◆ **Your instructions**: All lines in which the word "that" occurs are to be extracted.

Plotting code records
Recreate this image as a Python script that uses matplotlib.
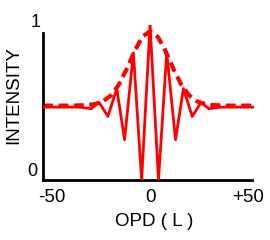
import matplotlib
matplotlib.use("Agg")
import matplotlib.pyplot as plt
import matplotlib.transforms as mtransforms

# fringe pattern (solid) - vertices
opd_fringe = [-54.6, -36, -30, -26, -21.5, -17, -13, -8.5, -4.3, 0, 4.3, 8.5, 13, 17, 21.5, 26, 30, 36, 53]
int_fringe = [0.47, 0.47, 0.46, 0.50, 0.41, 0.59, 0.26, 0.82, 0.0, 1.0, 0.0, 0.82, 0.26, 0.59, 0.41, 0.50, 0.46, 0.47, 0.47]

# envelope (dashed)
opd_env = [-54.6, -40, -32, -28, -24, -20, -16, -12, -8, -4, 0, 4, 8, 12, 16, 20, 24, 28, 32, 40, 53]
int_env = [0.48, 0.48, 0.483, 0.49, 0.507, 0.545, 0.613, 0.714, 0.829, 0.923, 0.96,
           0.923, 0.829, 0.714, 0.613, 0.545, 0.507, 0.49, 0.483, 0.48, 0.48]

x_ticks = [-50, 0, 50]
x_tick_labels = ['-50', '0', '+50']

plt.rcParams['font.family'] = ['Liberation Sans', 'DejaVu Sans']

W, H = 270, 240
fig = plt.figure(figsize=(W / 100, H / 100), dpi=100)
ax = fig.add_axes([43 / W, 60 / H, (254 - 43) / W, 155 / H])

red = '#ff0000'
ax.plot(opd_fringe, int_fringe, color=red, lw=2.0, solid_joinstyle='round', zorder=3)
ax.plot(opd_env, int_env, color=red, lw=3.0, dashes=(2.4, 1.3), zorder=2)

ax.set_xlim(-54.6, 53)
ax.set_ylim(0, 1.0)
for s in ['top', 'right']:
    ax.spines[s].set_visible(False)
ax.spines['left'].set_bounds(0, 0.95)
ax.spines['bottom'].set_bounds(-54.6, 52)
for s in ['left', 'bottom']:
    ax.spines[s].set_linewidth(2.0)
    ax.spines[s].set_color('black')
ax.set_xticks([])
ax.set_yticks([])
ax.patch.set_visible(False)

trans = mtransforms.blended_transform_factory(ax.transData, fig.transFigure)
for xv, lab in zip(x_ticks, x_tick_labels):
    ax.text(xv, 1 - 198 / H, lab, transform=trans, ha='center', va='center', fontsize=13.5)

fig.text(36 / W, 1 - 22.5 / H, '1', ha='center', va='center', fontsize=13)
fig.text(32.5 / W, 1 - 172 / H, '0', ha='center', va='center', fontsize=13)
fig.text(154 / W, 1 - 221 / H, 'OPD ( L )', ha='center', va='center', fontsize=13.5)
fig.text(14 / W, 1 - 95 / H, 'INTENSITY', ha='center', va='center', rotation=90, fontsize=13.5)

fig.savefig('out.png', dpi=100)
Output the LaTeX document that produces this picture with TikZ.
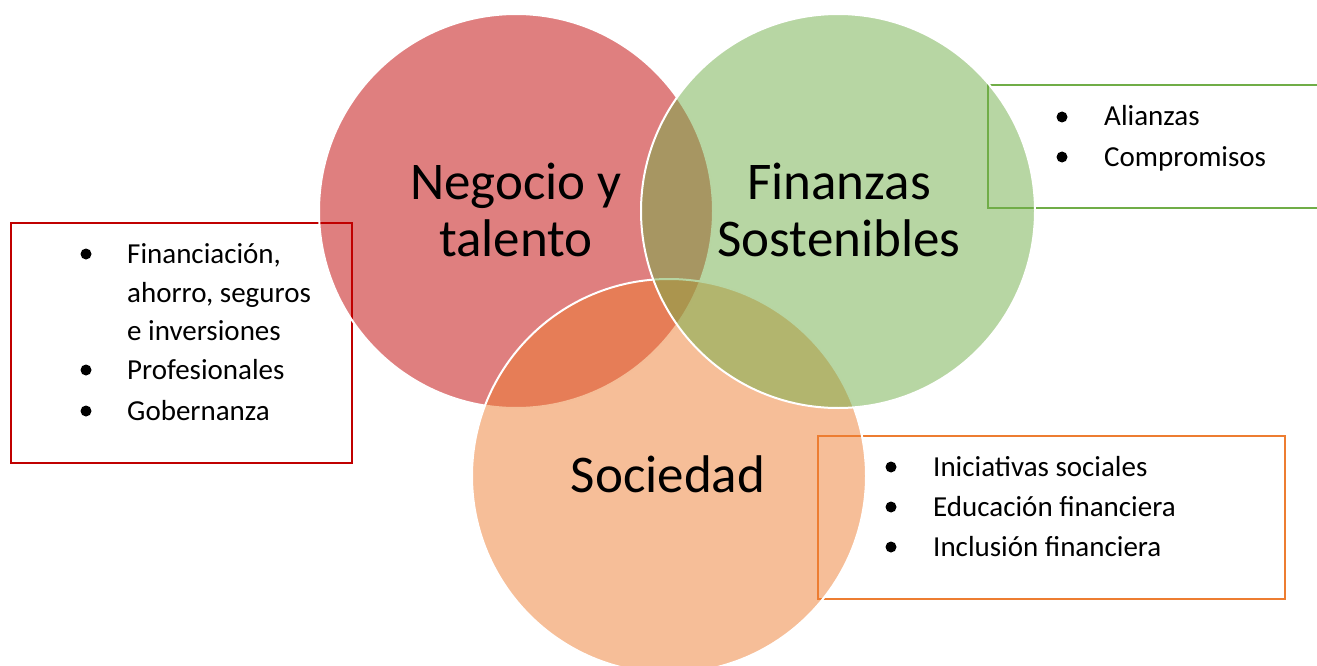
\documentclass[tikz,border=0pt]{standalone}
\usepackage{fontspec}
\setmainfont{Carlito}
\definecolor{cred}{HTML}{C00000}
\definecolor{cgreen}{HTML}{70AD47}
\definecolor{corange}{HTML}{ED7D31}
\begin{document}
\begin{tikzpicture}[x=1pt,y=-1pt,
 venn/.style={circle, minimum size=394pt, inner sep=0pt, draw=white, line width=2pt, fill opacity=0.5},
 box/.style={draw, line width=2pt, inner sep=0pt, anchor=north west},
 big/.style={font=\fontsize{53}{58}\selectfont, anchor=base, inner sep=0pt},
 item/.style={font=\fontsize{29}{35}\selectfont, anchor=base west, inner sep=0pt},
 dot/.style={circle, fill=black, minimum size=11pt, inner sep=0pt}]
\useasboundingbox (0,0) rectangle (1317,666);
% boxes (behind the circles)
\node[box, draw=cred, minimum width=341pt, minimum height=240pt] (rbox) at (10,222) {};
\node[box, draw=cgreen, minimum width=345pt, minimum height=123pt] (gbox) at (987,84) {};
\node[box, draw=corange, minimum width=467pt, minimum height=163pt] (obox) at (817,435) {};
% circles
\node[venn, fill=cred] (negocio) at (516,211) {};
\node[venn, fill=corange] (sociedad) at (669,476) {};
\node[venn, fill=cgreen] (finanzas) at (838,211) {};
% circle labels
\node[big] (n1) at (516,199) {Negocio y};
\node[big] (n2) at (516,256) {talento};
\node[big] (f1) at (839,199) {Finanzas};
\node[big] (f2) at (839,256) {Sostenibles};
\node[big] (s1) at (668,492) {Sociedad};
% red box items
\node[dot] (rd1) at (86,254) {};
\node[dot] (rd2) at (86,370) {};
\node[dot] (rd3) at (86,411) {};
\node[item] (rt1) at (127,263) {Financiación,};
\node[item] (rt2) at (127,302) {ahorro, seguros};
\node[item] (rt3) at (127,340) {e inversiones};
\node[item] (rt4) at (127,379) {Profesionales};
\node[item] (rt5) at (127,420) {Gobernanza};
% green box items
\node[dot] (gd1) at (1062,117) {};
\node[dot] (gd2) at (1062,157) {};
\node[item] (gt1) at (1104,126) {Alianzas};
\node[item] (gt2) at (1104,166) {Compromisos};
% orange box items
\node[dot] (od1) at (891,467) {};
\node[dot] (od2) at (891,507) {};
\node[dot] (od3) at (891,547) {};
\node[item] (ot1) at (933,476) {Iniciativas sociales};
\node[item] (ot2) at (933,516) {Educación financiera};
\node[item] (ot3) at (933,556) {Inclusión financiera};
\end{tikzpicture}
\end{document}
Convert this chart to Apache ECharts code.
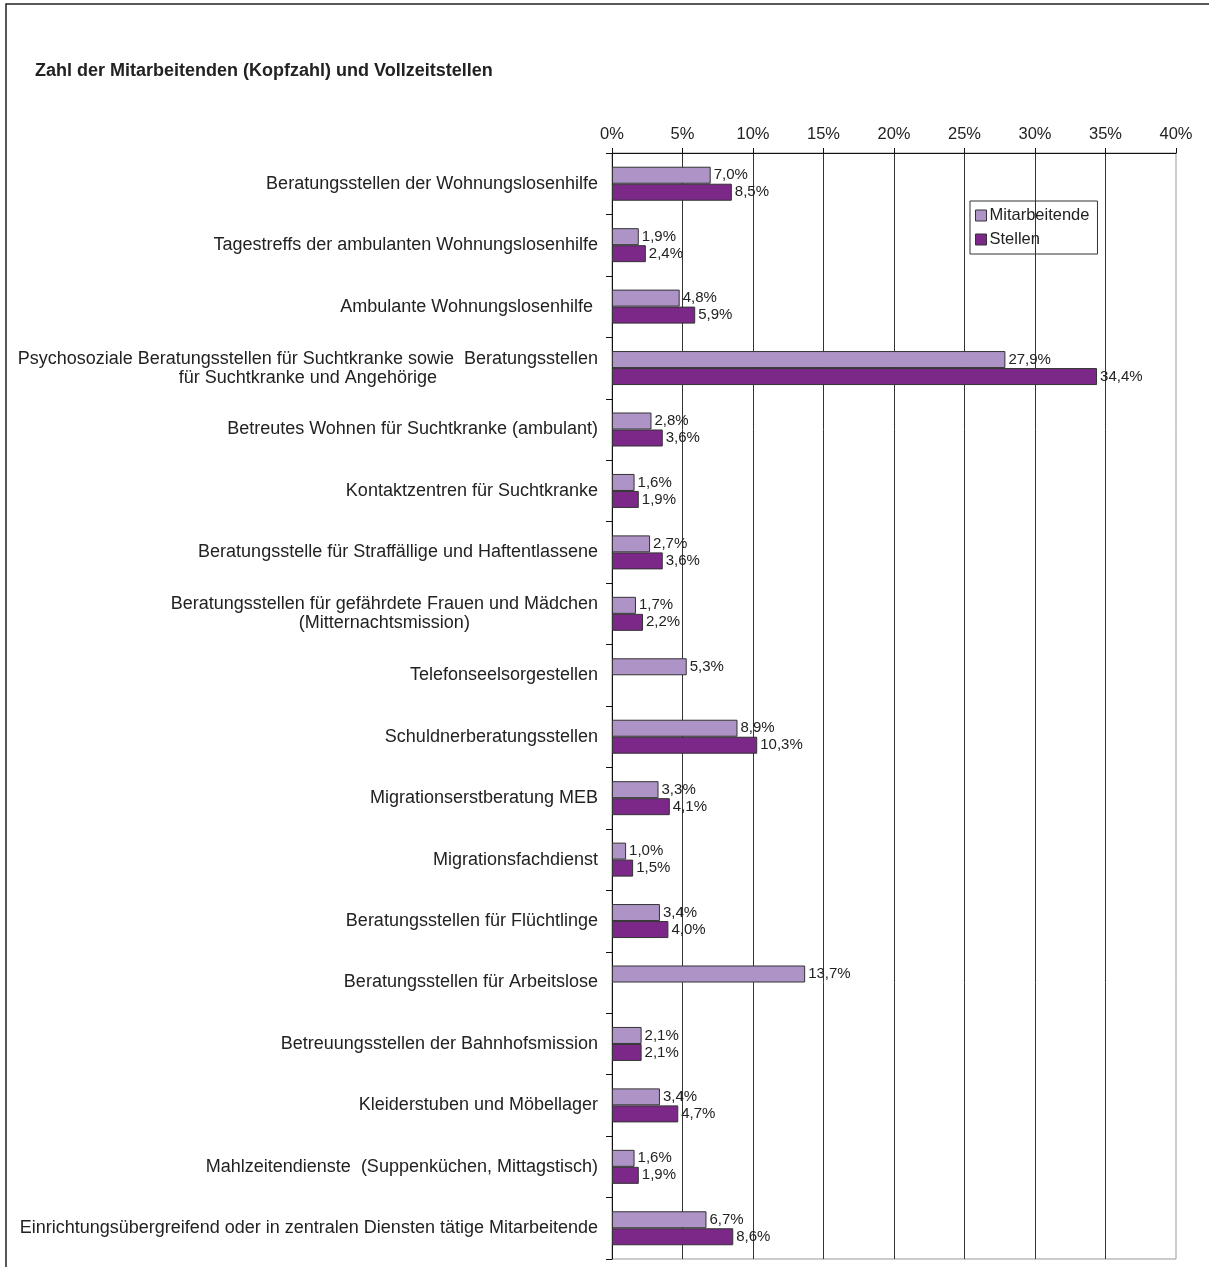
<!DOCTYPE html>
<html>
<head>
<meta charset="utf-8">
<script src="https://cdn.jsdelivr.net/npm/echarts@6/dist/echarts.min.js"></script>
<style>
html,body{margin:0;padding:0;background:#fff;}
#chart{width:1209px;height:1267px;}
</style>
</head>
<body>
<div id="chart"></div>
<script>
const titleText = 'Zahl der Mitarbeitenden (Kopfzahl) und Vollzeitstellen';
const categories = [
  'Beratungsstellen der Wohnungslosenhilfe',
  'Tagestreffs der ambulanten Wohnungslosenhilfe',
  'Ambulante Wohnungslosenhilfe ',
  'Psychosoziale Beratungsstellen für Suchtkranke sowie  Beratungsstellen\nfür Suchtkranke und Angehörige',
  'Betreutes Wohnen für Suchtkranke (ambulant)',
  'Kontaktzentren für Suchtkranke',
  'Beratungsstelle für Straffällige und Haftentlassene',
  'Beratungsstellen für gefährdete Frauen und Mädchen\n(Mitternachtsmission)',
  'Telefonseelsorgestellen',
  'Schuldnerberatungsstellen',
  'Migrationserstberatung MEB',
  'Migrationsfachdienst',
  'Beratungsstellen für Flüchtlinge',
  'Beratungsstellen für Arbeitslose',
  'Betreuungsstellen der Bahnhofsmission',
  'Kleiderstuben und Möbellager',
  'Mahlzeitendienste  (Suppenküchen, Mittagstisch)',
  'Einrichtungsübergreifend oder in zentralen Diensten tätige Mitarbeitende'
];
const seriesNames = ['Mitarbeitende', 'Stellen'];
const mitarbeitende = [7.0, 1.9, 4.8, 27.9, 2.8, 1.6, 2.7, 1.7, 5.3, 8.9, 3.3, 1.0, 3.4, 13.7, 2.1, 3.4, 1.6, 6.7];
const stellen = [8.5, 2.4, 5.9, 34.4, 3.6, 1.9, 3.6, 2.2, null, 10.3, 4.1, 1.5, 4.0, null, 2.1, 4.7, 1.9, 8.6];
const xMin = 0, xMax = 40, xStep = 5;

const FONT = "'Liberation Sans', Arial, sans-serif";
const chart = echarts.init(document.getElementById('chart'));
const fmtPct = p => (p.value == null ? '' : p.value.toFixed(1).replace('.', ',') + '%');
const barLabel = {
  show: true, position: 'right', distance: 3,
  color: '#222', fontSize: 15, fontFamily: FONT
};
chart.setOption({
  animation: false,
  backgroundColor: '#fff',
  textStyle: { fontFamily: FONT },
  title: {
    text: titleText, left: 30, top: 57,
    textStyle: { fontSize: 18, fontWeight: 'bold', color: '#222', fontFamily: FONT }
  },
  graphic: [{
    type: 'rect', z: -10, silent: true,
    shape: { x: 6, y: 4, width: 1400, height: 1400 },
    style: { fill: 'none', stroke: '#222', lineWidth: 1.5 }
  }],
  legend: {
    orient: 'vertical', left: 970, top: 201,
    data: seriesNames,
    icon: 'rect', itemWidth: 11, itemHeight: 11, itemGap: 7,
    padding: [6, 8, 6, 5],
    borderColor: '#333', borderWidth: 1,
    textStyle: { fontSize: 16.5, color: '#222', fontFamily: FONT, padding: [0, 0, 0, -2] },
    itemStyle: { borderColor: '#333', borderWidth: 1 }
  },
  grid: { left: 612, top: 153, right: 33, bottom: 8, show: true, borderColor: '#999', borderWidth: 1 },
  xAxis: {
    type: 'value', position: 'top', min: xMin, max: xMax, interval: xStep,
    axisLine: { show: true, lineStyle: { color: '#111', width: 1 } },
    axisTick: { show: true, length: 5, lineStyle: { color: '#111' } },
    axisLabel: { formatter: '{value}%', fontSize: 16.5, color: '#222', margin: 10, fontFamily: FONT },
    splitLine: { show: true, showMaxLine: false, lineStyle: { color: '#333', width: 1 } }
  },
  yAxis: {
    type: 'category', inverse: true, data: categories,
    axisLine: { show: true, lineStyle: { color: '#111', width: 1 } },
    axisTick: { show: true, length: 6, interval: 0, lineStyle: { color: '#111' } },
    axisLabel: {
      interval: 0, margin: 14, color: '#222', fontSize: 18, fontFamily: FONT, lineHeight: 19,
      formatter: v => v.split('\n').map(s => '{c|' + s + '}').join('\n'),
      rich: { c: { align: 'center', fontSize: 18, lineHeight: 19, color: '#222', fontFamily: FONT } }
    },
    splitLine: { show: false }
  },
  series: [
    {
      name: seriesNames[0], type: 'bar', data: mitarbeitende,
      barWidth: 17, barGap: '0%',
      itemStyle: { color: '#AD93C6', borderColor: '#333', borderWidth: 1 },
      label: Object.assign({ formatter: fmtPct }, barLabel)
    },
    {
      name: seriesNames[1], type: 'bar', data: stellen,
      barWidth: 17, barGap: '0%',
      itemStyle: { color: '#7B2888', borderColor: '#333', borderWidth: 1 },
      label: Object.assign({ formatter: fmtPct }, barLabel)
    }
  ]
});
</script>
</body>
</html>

◆ **Exercise output**:
Recreate this image as a Python script that uses matplotlib.
Output the LaTeX document that produces this picture with TikZ.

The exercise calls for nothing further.